What you should do |
Retype word for word the first line of the listing and each line after it up to the line with "treatments = ['Control', 'Thia", with the pictures taken out.

─── Given information

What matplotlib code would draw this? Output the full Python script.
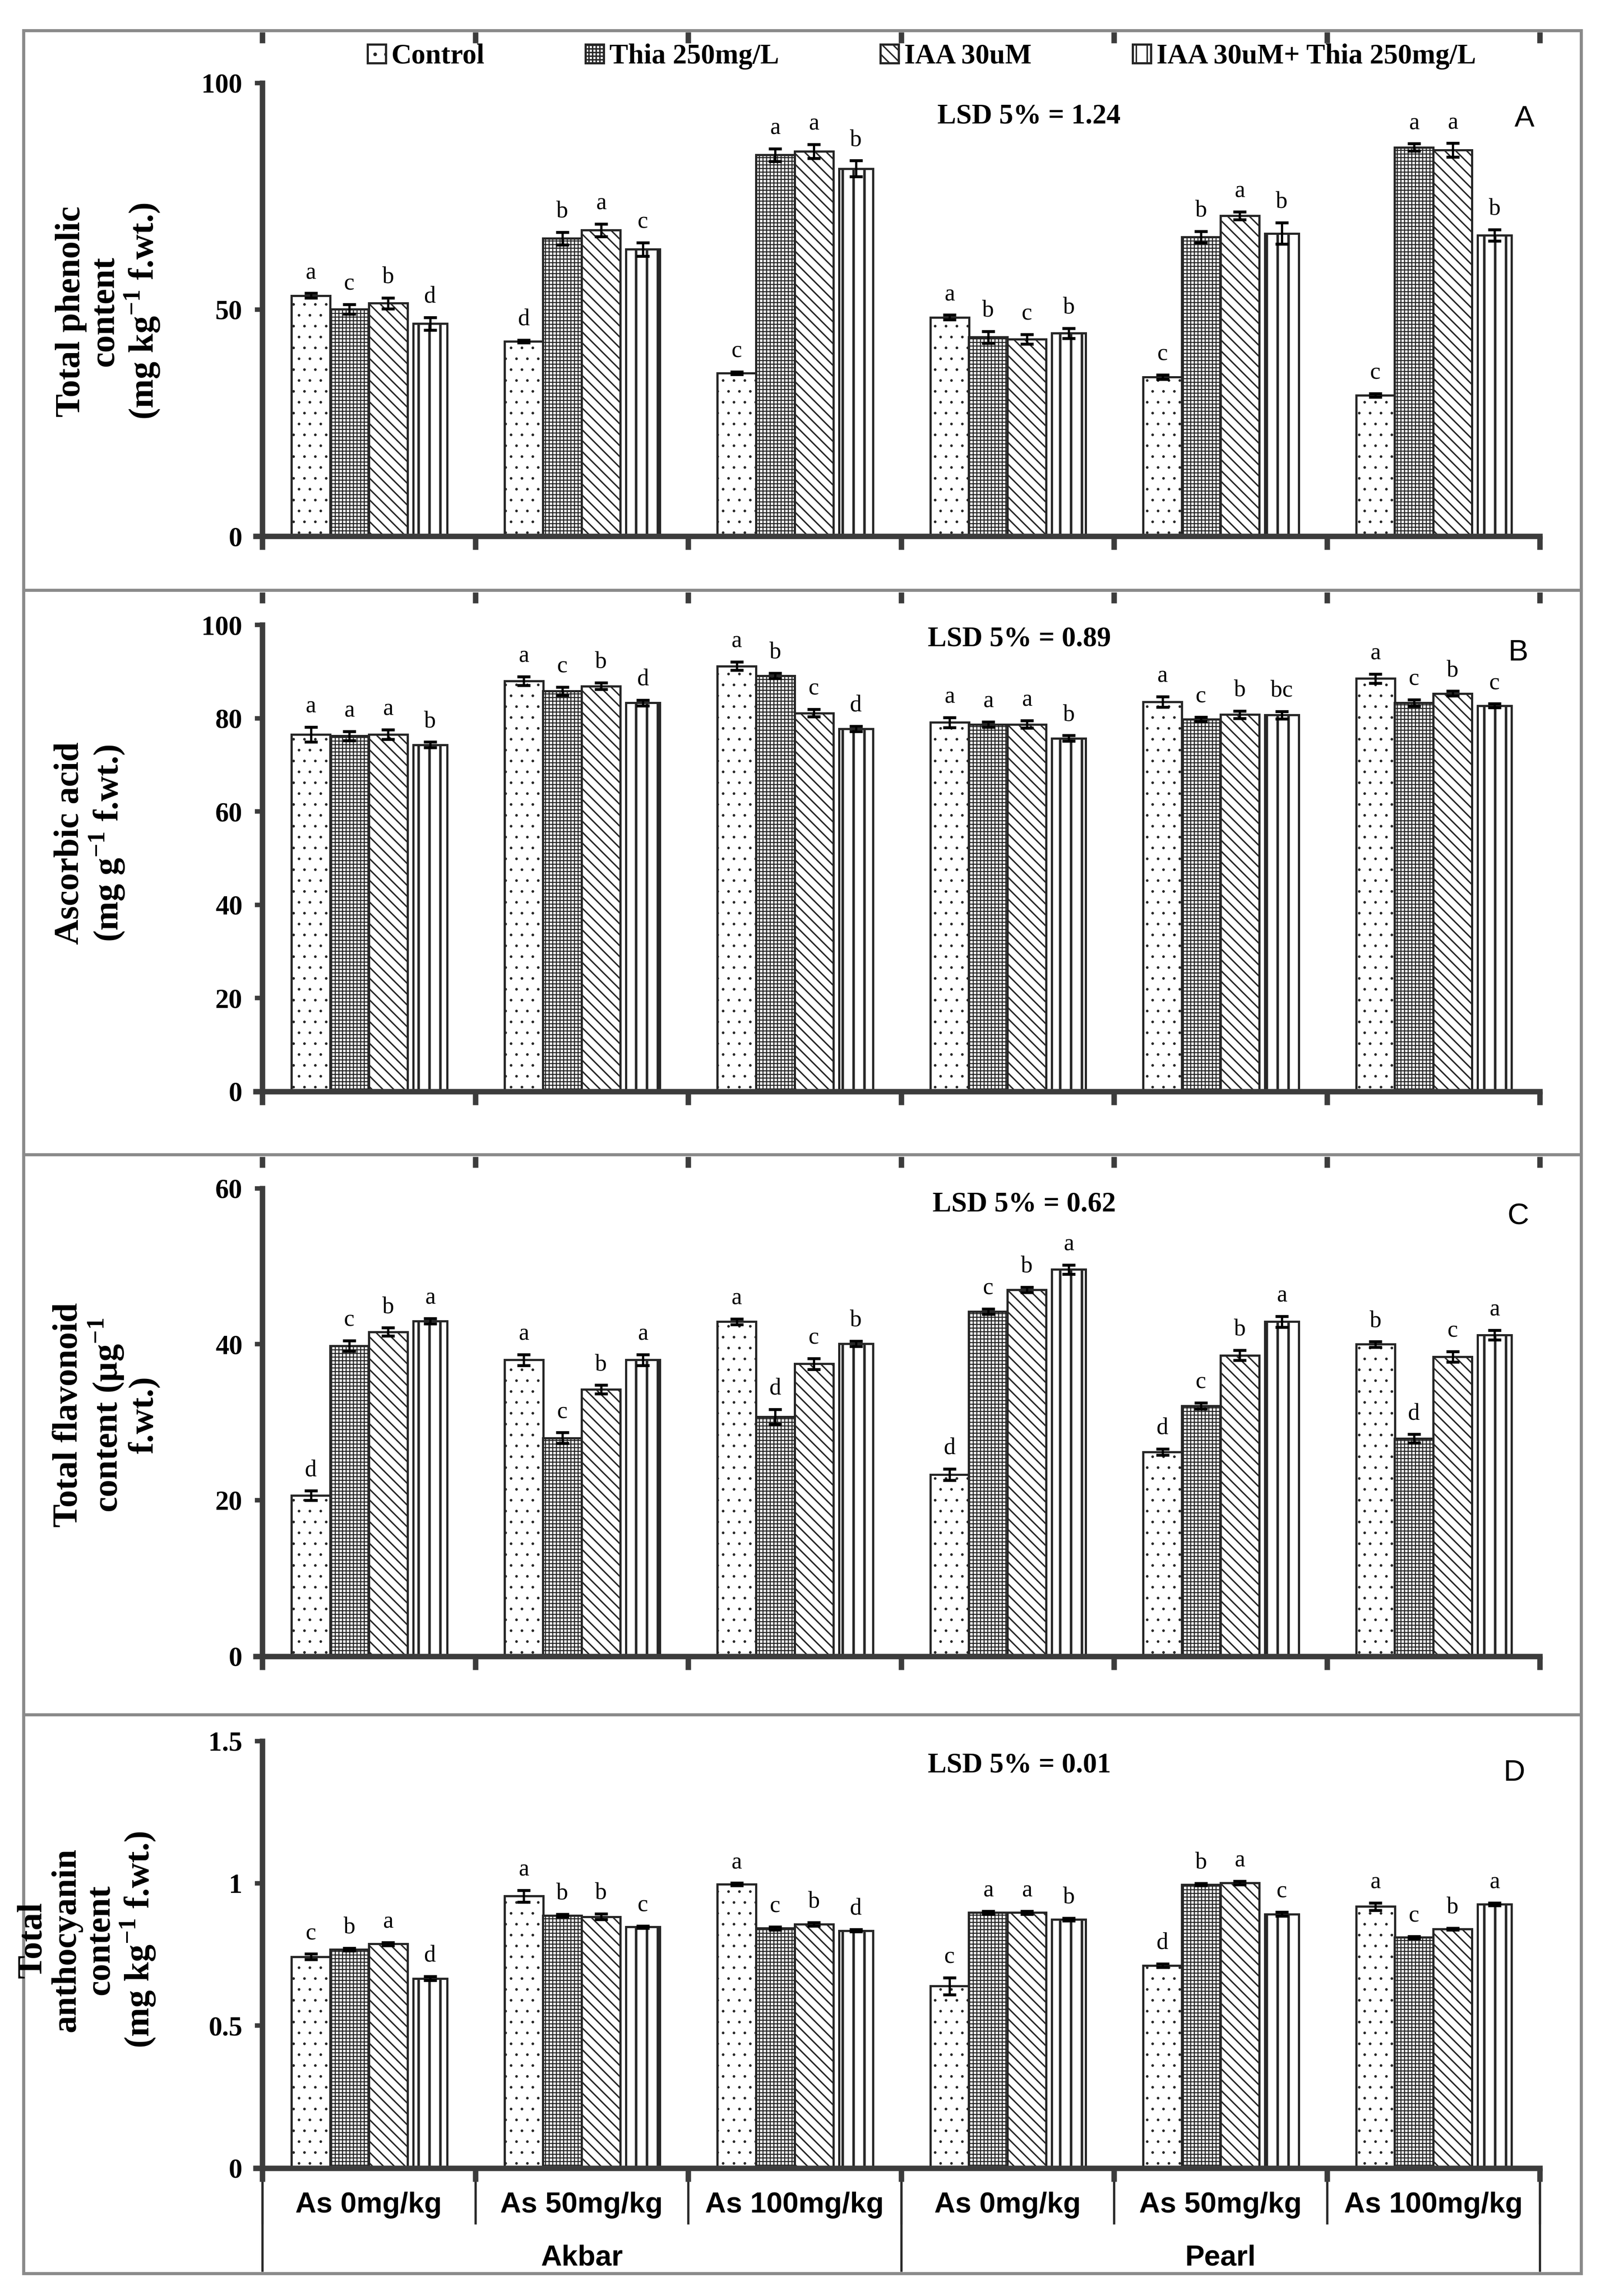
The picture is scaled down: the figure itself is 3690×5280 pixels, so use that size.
import matplotlib
matplotlib.use('Agg')
import matplotlib.pyplot as plt
from matplotlib.patches import Rectangle
from matplotlib.lines import Line2D
from matplotlib.font_manager import FontProperties
import matplotlib.transforms as mtransforms
import numpy as np

# ---------------- data ----------------
groups = ['As 0mg/kg', 'As 50mg/kg', 'As 100mg/kg', 'As 0mg/kg', 'As 50mg/kg', 'As 100mg/kg']
cultivars = ['Akbar', 'Pearl']
treatments = ['Control', 'Thia 250mg/L', 'IAA 30uM', 'IAA 30uM+ Thia 250mg/L']

phenolic_control = [53.1, 43.0, 36.0, 48.3, 35.1, 31.1]
phenolic_thia = [50.1, 65.7, 84.1, 43.9, 66.0, 85.8]
phenolic_iaa = [51.4, 67.5, 84.9, 43.5, 70.7, 85.2]
phenolic_combo = [46.9, 63.3, 81.1, 44.8, 66.8, 66.4]
phenolic_control_err = [0.5, 0.3, 0.3, 0.5, 0.5, 0.4]
phenolic_thia_err = [1.05, 1.4, 1.37, 1.3, 1.23, 0.8]
phenolic_iaa_err = [1.2, 1.4, 1.55, 1.05, 0.9, 1.5]
phenolic_combo_err = [1.4, 1.5, 1.76, 1.1, 2.36, 1.27]
phenolic_control_let = ['a', 'd', 'c', 'a', 'c', 'c']
phenolic_thia_let = ['c', 'b', 'a', 'b', 'b', 'a']
phenolic_iaa_let = ['b', 'a', 'a', 'c', 'a', 'a']
phenolic_combo_let = ['d', 'c', 'b', 'b', 'b', 'b']

ascorbic_control = [76.5, 88.0, 91.2, 79.1, 83.5, 88.5]
ascorbic_thia = [76.2, 85.8, 89.1, 78.7, 79.8, 83.3]
ascorbic_iaa = [76.5, 86.9, 81.1, 78.7, 80.8, 85.3]
ascorbic_combo = [74.3, 83.3, 77.7, 75.7, 80.7, 82.7]
ascorbic_control_err = [1.6, 0.9, 0.87, 1.1, 1.1, 0.95]
ascorbic_thia_err = [1.0, 0.9, 0.6, 0.57, 0.45, 0.7]
ascorbic_iaa_err = [1.05, 0.7, 0.8, 0.8, 0.8, 0.5]
ascorbic_combo_err = [0.6, 0.6, 0.57, 0.6, 0.8, 0.4]
ascorbic_control_let = ['a', 'a', 'a', 'a', 'a', 'a']
ascorbic_thia_let = ['a', 'c', 'b', 'a', 'c', 'c']
ascorbic_iaa_let = ['a', 'b', 'c', 'a', 'b', 'b']
ascorbic_combo_let = ['b', 'd', 'd', 'b', 'bc', 'c']

flavonoid_control = [20.6, 38.0, 42.9, 23.3, 26.2, 40.0]
flavonoid_thia = [39.8, 28.0, 30.7, 44.2, 32.1, 27.9]
flavonoid_iaa = [41.6, 34.2, 37.5, 47.0, 38.6, 38.4]
flavonoid_combo = [43.0, 38.0, 40.1, 49.6, 42.9, 41.2]
flavonoid_control_err = [0.6, 0.68, 0.38, 0.72, 0.4, 0.34]
flavonoid_thia_err = [0.68, 0.68, 0.95, 0.34, 0.4, 0.56]
flavonoid_iaa_err = [0.52, 0.56, 0.7, 0.34, 0.63, 0.68]
flavonoid_combo_err = [0.34, 0.68, 0.34, 0.59, 0.68, 0.63]
flavonoid_control_let = ['d', 'a', 'a', 'd', 'd', 'b']
flavonoid_thia_let = ['c', 'c', 'd', 'c', 'c', 'd']
flavonoid_iaa_let = ['b', 'b', 'c', 'b', 'b', 'c']
flavonoid_combo_let = ['a', 'a', 'b', 'a', 'a', 'a']

antho_control = [0.742, 0.955, 0.997, 0.639, 0.712, 0.919]
antho_thia = [0.768, 0.887, 0.842, 0.897, 0.996, 0.810]
antho_iaa = [0.787, 0.883, 0.857, 0.897, 1.002, 0.840]
antho_combo = [0.666, 0.847, 0.834, 0.873, 0.892, 0.927]
antho_control_err = [0.010, 0.021, 0.004, 0.030, 0.006, 0.013]
antho_thia_err = [0.005, 0.005, 0.006, 0.006, 0.004, 0.004]
antho_iaa_err = [0.005, 0.010, 0.006, 0.005, 0.006, 0.003]
antho_combo_err = [0.007, 0.004, 0.004, 0.005, 0.007, 0.005]
antho_control_let = ['c', 'a', 'a', 'c', 'd', 'a']
antho_thia_let = ['b', 'b', 'c', 'a', 'b', 'c']
antho_iaa_let = ['a', 'b', 'b', 'a', 'a', 'b']
antho_combo_let = ['d', 'c', 'd', 'b', 'c', 'a']

lsd_texts = ['LSD 5% = 1.24', 'LSD 5% = 0.89', 'LSD 5% = 0.62', 'LSD 5% = 0.01']
panel_letters = ['A', 'B', 'C', 'D']
ylabels = ['Total phenolic\ncontent\n(mg kg$^{\\mathbf{-1}}$ f.wt.)',
           'Ascorbic acid\n(mg g$^{\\mathbf{-1}}$ f.wt.)',
           'Total flavonoid\ncontent (\u00b5g$^{\\mathbf{-1}}$\nf.wt.)',
           'Total\nanthocyanin\ncontent\n(mg kg$^{\\mathbf{-1}}$ f.wt.)']
yticks_list = [[0, 50, 100], [0, 20, 40, 60, 80, 100], [0, 20, 40, 60], [0, 0.5, 1.0, 1.5]]
yticklabels_list = [['0', '50', '100'], ['0', '20', '40', '60', '80', '100'],
                    ['0', '20', '40', '60'], ['0', '0.5', '1', '1.5']]

panels = [
    ([phenolic_control, phenolic_thia, phenolic_iaa, phenolic_combo],
     [phenolic_control_err, phenolic_thia_err, phenolic_iaa_err, phenolic_combo_err],
     [phenolic_control_let, phenolic_thia_let, phenolic_iaa_let, phenolic_combo_let]),
    ([ascorbic_control, ascorbic_thia, ascorbic_iaa, ascorbic_combo],
     [ascorbic_control_err, ascorbic_thia_err, ascorbic_iaa_err, ascorbic_combo_err],
     [ascorbic_control_let, ascorbic_thia_let, ascorbic_iaa_let, ascorbic_combo_let]),
    ([flavonoid_control, flavonoid_thia, flavonoid_iaa, flavonoid_combo],
     [flavonoid_control_err, flavonoid_thia_err, flavonoid_iaa_err, flavonoid_combo_err],
     [flavonoid_control_let, flavonoid_thia_let, flavonoid_iaa_let, flavonoid_combo_let]),
    ([antho_control, antho_thia, antho_iaa, antho_combo],
     [antho_control_err, antho_thia_err, antho_iaa_err, antho_combo_err],
     [antho_control_let, antho_thia_let, antho_iaa_let, antho_combo_let]),
]

# ---------------- style / layout ----------------
plt.rcParams['mathtext.fontset'] = 'custom'
plt.rcParams['mathtext.rm'] = 'Liberation Serif:bold'
plt.rcParams['mathtext.bf'] = 'Liberation Serif:bold'
plt.rcParams['hatch.linewidth'] = 1.6

SERIF = 'Liberation Serif'
SANS = 'Liberation Sans'
AX_COLOR = '#3c3c3c'
EDGE = '#262626'

W, H = 3690, 5280
DPI = 150
fig = plt.figure(figsize=(W / DPI, H / DPI), dpi=DPI)
fig.patch.set_facecolor('white')


def fx(px):
    return px / W


def fy(py):
    return 1 - py / H


hatches = ['.', '+++', '\\\\', '|']
hatch_lw = [0.5, 1.2, 1.6, 2.8]
widths = [0.182, 0.182, 0.182, 0.16]
offsets = [-0.272, -0.091, 0.091, 0.288]
boundaries = np.arange(-0.5, 6.0, 1.0)
x = np.arange(len(groups))

# axes pixel geometry (y of 0, top, ylim top)
AX_LEFT, AX_RIGHT = 603, 3540
ax_geom = [(1233, 74, 111.2), (2510, 1362, 107.0), (3808.5, 2660, 64.07), (4985.7, 4003.7, 1.5)]
lsd_pos = [(2366, 267), (2344, 1469), (2355, 2769), (2344, 4060)]
letter_pos = [(3505, 273), (3490, 1501), (3490, 2797), (3481, 4077)]
ylabel_pos = [(250, 716), (208, 1939), (245, 3254), (201, 4461)]

legend_handles = None
for p, (vals_s, errs_s, lets_s) in enumerate(panels):
    ybot, ytop_px, ylim_top = ax_geom[p]
    ax = fig.add_axes([fx(AX_LEFT), fy(ybot), (AX_RIGHT - AX_LEFT) / W, (ybot - ytop_px) / H])
    handles = []
    for i in range(4):
        with plt.rc_context({'hatch.linewidth': hatch_lw[i]}):
            bars = ax.bar(x + offsets[i], vals_s[i], width=widths[i], facecolor='white',
                          edgecolor=EDGE, linewidth=2.4, hatch=hatches[i],
                          label=treatments[i], zorder=2)
        handles.append(bars)
        ax.errorbar(x + offsets[i], vals_s[i], yerr=errs_s[i], fmt='none', ecolor='black',
                    elinewidth=2.5, capsize=7, capthick=3.2, zorder=3)
        for xi, v, e, l in zip(x + offsets[i], vals_s[i], errs_s[i], lets_s[i]):
            ax.annotate(l, (xi, v + e), xytext=(0, 16), textcoords='offset points',
                        ha='center', va='baseline', fontsize=26, family=SERIF, zorder=4)
    if legend_handles is None:
        legend_handles = handles

    ax.set_xlim(-0.5, 5.5)
    ax.set_ylim(0, ylim_top)
    ax.patch.set_alpha(0)
    for s in ['top', 'right']:
        ax.spines[s].set_visible(False)
    ax.spines['left'].set_bounds(0, yticks_list[p][-1])
    ax.spines['bottom'].set_bounds(-0.53, 5.5)
    for s in ['left', 'bottom']:
        ax.spines[s].set_linewidth(6)
        ax.spines[s].set_color(AX_COLOR)
    ax.set_yticks(yticks_list[p], labels=yticklabels_list[p])
    ax.tick_params(axis='y', direction='out', length=8, width=5, color=AX_COLOR,
                   pad=14, labelsize=30)
    for lab in ax.get_yticklabels():
        lab.set_fontfamily(SERIF)
        lab.set_fontweight('bold')

    if p < 3:
        ax.set_xticks(boundaries, labels=[''] * len(boundaries))
        ax.tick_params(axis='x', direction='out', length=15, width=6, color=AX_COLOR)
        sec = ax.secondary_xaxis('top')
        sec.set_xticks(boundaries, labels=[''] * len(boundaries))
        sec.tick_params(axis='x', direction='in', length=12, width=6, color=AX_COLOR)
        sec.spines['top'].set_visible(False)
    else:
        ax.set_xticks(x, labels=groups)
        ax.set_xticks(boundaries, minor=True)
        ax.tick_params(axis='x', which='major', length=0, pad=26, labelsize=32)
        ax.tick_params(axis='x', which='minor', direction='out', length=15, width=6,
                       color=AX_COLOR)
        for lab in ax.get_xticklabels():
            lab.set_fontfamily(SANS)
            lab.set_fontweight('bold')
        sec1 = ax.secondary_xaxis('bottom')
        sec1.set_xticks(boundaries, labels=[''] * len(boundaries))
        sec1.tick_params(axis='x', direction='out', length=62, width=2.5, color='#2a2a2a')
        sec1.spines['bottom'].set_visible(False)
        sec2 = ax.secondary_xaxis('bottom')
        sec2.set_xticks([-0.5, 2.5, 5.5], labels=['', '', ''])
        sec2.tick_params(axis='x', direction='out', length=114, width=2.5, color='#2a2a2a')
        sec2.spines['bottom'].set_visible(False)
        trans = mtransforms.blended_transform_factory(ax.transData, ax.transAxes)
        ycult = -(5192 - ybot) / (ybot - ytop_px)
        for xc, name in zip([1, 4], cultivars):
            ax.text(xc, ycult, name, transform=trans, ha='center', va='center',
                    fontsize=32, fontweight='bold', family=SANS)

    fig.text(fx(lsd_pos[p][0]), fy(lsd_pos[p][1]), lsd_texts[p], ha='center', va='center',
             fontsize=31, fontweight='bold', family=SERIF)
    fig.text(fx(letter_pos[p][0]), fy(letter_pos[p][1]), panel_letters[p], ha='center',
             va='center', fontsize=33, family=SANS)
    fig.text(fx(ylabel_pos[p][0]), fy(ylabel_pos[p][1]), ylabels[p], rotation=90,
             ha='center', va='center', multialignment='center', fontsize=38.5,
             fontweight='bold', family=SERIF, linespacing=1.08)

# legend
fig.legend(legend_handles, treatments, loc='center', bbox_to_anchor=(fx(2119), fy(130)),
           ncol=4, frameon=False, prop=FontProperties(family=SERIF, weight='bold', size=31),
           handlelength=0.65, handleheight=0.65, handletextpad=0.2, columnspacing=3.6,
           borderaxespad=0, borderpad=0)

# panel frames
FRAME = '#8a8a8a'
fig.add_artist(Rectangle((fx(54), fy(5228)), (3635 - 54) / W, (5228 - 70) / H, fill=False,
                         edgecolor=FRAME, linewidth=3.4, transform=fig.transFigure, zorder=0))
for ysep in [1357, 2655, 3943]:
    fig.add_artist(Line2D([fx(54), fx(3635)], [fy(ysep), fy(ysep)], color=FRAME,
                          linewidth=3.4, transform=fig.transFigure, zorder=0))

fig.savefig('out.png', dpi=DPI, facecolor='white')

──────

The result |
What matplotlib code would draw this? Output the full Python script.
The picture is scaled down: the figure itself is 3690×5280 pixels, so use that size.
import matplotlib
matplotlib.use('Agg')
import matplotlib.pyplot as plt
from matplotlib.patches import Rectangle
from matplotlib.lines import Line2D
from matplotlib.font_manager import FontProperties
import matplotlib.transforms as mtransforms
import numpy as np

# ---------------- data ----------------
groups = ['As 0mg/kg', 'As 50mg/kg', 'As 100mg/kg', 'As 0mg/kg', 'As 50mg/kg', 'As 100mg/kg']
cultivars = ['Akbar', 'Pearl']
treatments = ['Control', 'Thia 250mg/L', 'IAA 30uM', 'IAA 30uM+ Thia 250mg/L']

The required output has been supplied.